By ANDREW SHEN
Running on a progressive platform, Bernie Sanders’ campaign includes many plans that aim to improve the general welfare of our nation. There is no doubt that Sanders shows his altruistic side by trying to improve the lives and financial situations of young adults, but every plan must be grounded into reality in order to work. The idea of free college may appeal to millions of disillusioned adolescents like us, but Sanders’ plan for free public college is unrealistic and impossible, because it will likely see funding problems and major political opposition if implemented.
Sanders, a major proponent of reducing income inequality, weaves that intention into his free college plan by stating that the $75 billion cost can be paid for by Wall Street speculation taxes. This notion, while seemingly rational at first glance, holds many flaws. Sanders and other economists who endorse this plan look toward other countries, like Britain and France, where similar versions of the tax have been successfully implemented, in order to prove its feasibility. Sure, Sanders can propose a speculation tax and cite previous examples, but he does not necessarily have the means to get it passed, especially since America’s political system differs from those of other nations. If special interests are as ingrained in politics as Sanders believes, he may not even get the tax through Congress, because congressional Wall Street backers will voice opposition. Sanders would need to either maneuver the tax through Congress, which is unlikely, or he would have to tax us further, reducing the effectiveness of his plan to improve American livelihoods. Since most legislators would not be fully supportive of the funding behind this plan, the free public college idea as it is right now is not viable. Without the appropriate funding, any government program is unrealistic. Sanders must think of a backup or supplementary funding plan in order to achieve the goal of free public colleges.
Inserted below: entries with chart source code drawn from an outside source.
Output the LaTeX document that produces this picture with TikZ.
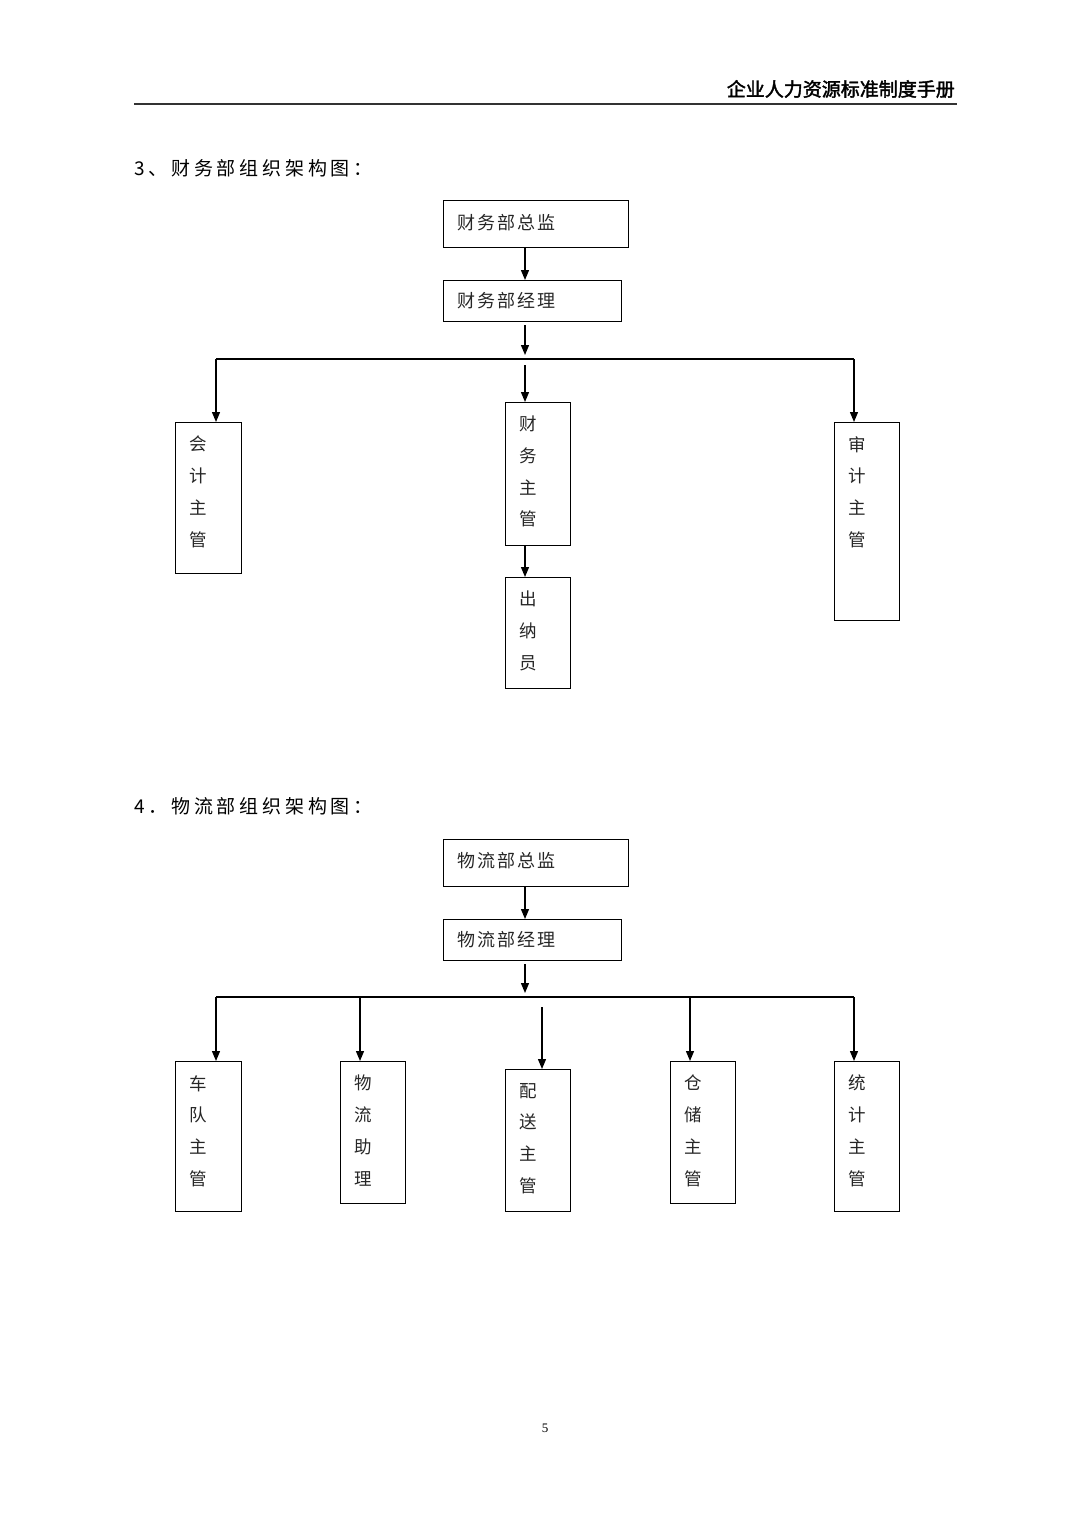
\documentclass[tikz,border=0pt]{standalone}
\usepackage{fontspec}
\newfontfamily\cjk{Noto Sans CJK SC}
\newfontfamily\cjkw[LetterSpace=11]{Noto Sans CJK SC}
\newfontfamily\cjkt[LetterSpace=20]{Noto Sans CJK SC}
\newfontfamily\cjkh[FakeBold=2]{Noto Sans CJK SC}
\setmainfont{Liberation Serif}
\usetikzlibrary{arrows.meta,calc}
\begin{document}
\begin{tikzpicture}[x=1pt,y=-1pt,
  box/.style={draw,line width=1.3pt,inner sep=0pt,anchor=north west},
  vtext/.style={font=\cjk\fontsize{17.5}{31.7}\selectfont,align=center,anchor=north,inner sep=0pt,text=black!85},
  htext/.style={font=\cjkw\fontsize{18}{20}\selectfont,anchor=west,inner sep=0pt,text=black!85},
  arr/.style={line width=1.3pt,-{Triangle[length=10pt,width=8pt]}},
  bus/.style={line width=1.3pt}]
\useasboundingbox (0,0) rectangle (1080,1527);
% header
\node[font=\cjkh\fontsize{19}{20}\selectfont,anchor=east,inner sep=0pt] (hdr) at (955,89) {企业人力资源标准制度手册};
\coordinate (hl) at (134,104); \coordinate (hr) at (957,104);
\draw[line width=1.5pt,black!80] (hl) -- (hr);
% section 3
\node[font=\cjkt\fontsize{19}{22}\selectfont,anchor=west,inner sep=0pt] (t3) at (134,168) {3、财务部组织架构图：};
\node[box,minimum width=185pt,minimum height=47pt] (zj) at (443,200) {};
\node[htext] at (457,223) {财务部总监};
\node[box,minimum width=178pt,minimum height=41pt] (jl) at (443,280) {};
\node[htext] at (457,301) {财务部经理};
\coordinate (c) at (525,0);
\draw[arr] (zj.south -| c) -- (jl.north -| c);
\coordinate (a1) at (525,325); \coordinate (a2) at (525,355);
\draw[arr] (a1) -- (a2);
\coordinate (bl) at (216,359); \coordinate (br) at (854,359);
\draw[bus] (bl) -- (br);
\node[box,minimum width=66pt,minimum height=151pt] (kj) at (175,422) {};
\node[vtext] at (198,436) {会\\计\\主\\管};
\node[box,minimum width=65pt,minimum height=143pt] (cw) at (505,402) {};
\node[vtext] at (528,416) {财\\务\\主\\管};
\node[box,minimum width=65pt,minimum height=111pt] (cn) at (505,577) {};
\node[vtext] at (528,591) {出\\纳\\员};
\node[box,minimum width=65pt,minimum height=198pt] (sj) at (834,422) {};
\node[vtext] at (857,436) {审\\计\\主\\管};
\draw[arr] (bl) -- (kj.north -| bl);
\draw[arr] (br) -- (sj.north -| br);
\coordinate (a3) at (525,365);
\draw[arr] (a3) -- (cw.north -| a3);
\draw[arr] (cw.south -| c) -- (cn.north -| c);
% section 4
\node[font=\cjkt\fontsize{19}{22}\selectfont,anchor=west,inner sep=0pt] (t4) at (134,806) {4．物流部组织架构图：};
\node[box,minimum width=185pt,minimum height=47pt] (wz) at (443,839) {};
\node[htext] at (457,861) {物流部总监};
\node[box,minimum width=178pt,minimum height=41pt] (wj) at (443,919) {};
\node[htext] at (457,940) {物流部经理};
\draw[arr] (wz.south -| c) -- (wj.north -| c);
\coordinate (b1) at (525,964); \coordinate (b2) at (525,993);
\draw[arr] (b1) -- (b2);
\coordinate (wl) at (216,997); \coordinate (wr) at (854,997);
\coordinate (w2) at (360,997); \coordinate (w4) at (690,997);
\draw[bus] (wl) -- (wr);
\node[box,minimum width=66pt,minimum height=150pt] (cd) at (175,1061) {};
\node[vtext] at (198,1075) {车\\队\\主\\管};
\node[box,minimum width=65pt,minimum height=142pt] (wlz) at (340,1061) {};
\node[vtext] at (363,1075) {物\\流\\助\\理};
\node[box,minimum width=65pt,minimum height=142pt] (ps) at (505,1069) {};
\node[vtext] at (528,1083) {配\\送\\主\\管};
\node[box,minimum width=65pt,minimum height=142pt] (cc) at (670,1061) {};
\node[vtext] at (693,1075) {仓\\储\\主\\管};
\node[box,minimum width=65pt,minimum height=150pt] (tj) at (834,1061) {};
\node[vtext] at (857,1075) {统\\计\\主\\管};
\draw[arr] (wl) -- (cd.north -| wl);
\draw[arr] (w2) -- (wlz.north -| w2);
\coordinate (p1) at (542,1007);
\draw[arr] (p1) -- (ps.north -| p1);
\draw[arr] (w4) -- (cc.north -| w4);
\draw[arr] (wr) -- (tj.north -| wr);
% page number
\node[font=\fontsize{13}{15}\selectfont,inner sep=0pt] (pg) at (545,1428) {5};
\end{tikzpicture}
\end{document}
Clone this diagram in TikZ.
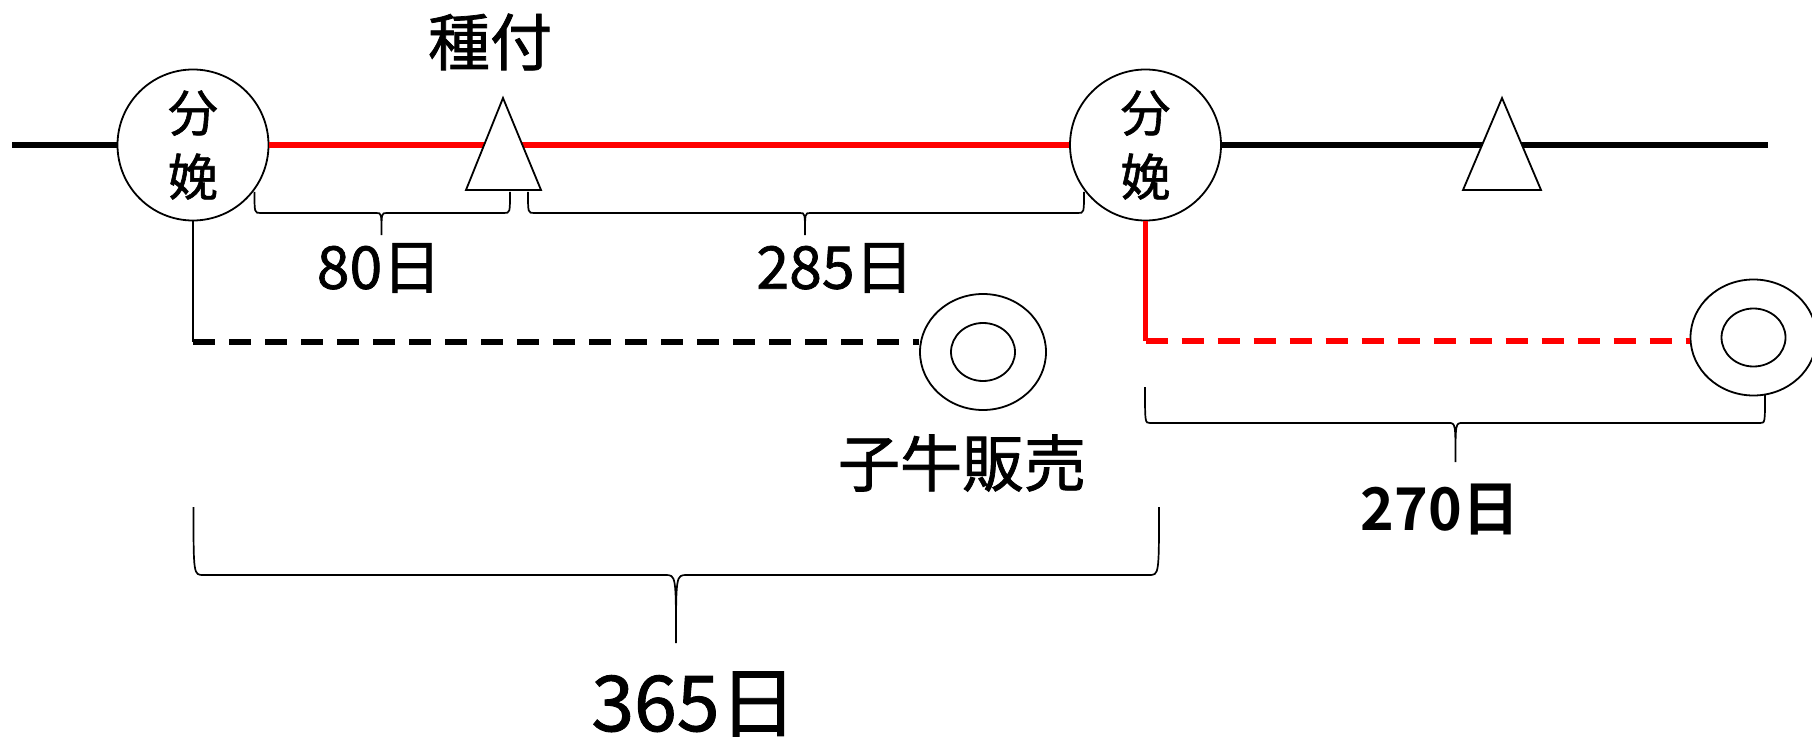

While a potential way of solving the funding issue would be to increase taxes, this would only worsen our nation’s situation. There is already enough controversy on tax rates as they are now, and Sanders would be seen as not fulfilling his campaign promises to reduce income inequality if he implemented such a raise. Sanders’ stated goal regarding the free public college plan is to improve the productivity and competitiveness of our workforce. Yet what is the need for greater efficiency if most of our gain will go toward funding the very programs we need? Seventy-five billion dollars is a lot of money. If Wall Street is not going to pay for free public college tuition, then we are. Of course free public education is a goal we should all strive for, but not when the burden falls on us, regular taxpayers, instead of the rich Wall Street speculators that Sanders would like to target. Additionally, there is no guarantee that free college will necessarily increase the productivity of our workforce. NPR (National Public Radio) observes that out of the many countries Sanders cites as having free public college tuition, only Norway exceeds the United States in educational attainment, while other nations are either around current American levels or even below the OECD (Organization for Economic Cooperation and Development) average. Although Sanders holds good intentions in his ambitious free college plan, they are not necessarily backed by sound data and may end up backfiring on us.
Another problem which is often overlooked in Bernie Sanders’ plan is its potential ly negative effect on private colleges. If the free cost of public college is a much more attractive option, private universities will confront many challenges. Private universities are not just limited to the Ivy League institutions, which will always be attractive because of their brand names, but also refer to the smaller schools that depend on students attending their institutions. These universities would have to greatly reduce tuition in order to attract students, which may not be possible because these universities need funding as well, particularly those without large endowments. Additional government intervention in higher education, while potentially offering benefits, may not necessarily be successful. Private universities have their own merits and should not be collateral damage for Sanders’ plan.
It is obvious that Sanders’ plan holds some merit, especially as it is being translated into greater support from millennials during the current election cycle. However, in order to be politically aware citizens, we must be able to differentiate the realistic parts of his college plan from what will most likely not be able to get accomplished. The low-interest loans aimed to reduce student debts are perfectly reasonable, but we must consider the fact that the Wall Street speculation tax might not be able to work, let alone get passed. We may end up burdening ourselves during this risky endeavor, not to mention the potential negative effects it could have on private colleges. Unfortunately, despite giving us hope for a better America, Sanders’ college plan is not the panacea to all of our college problems.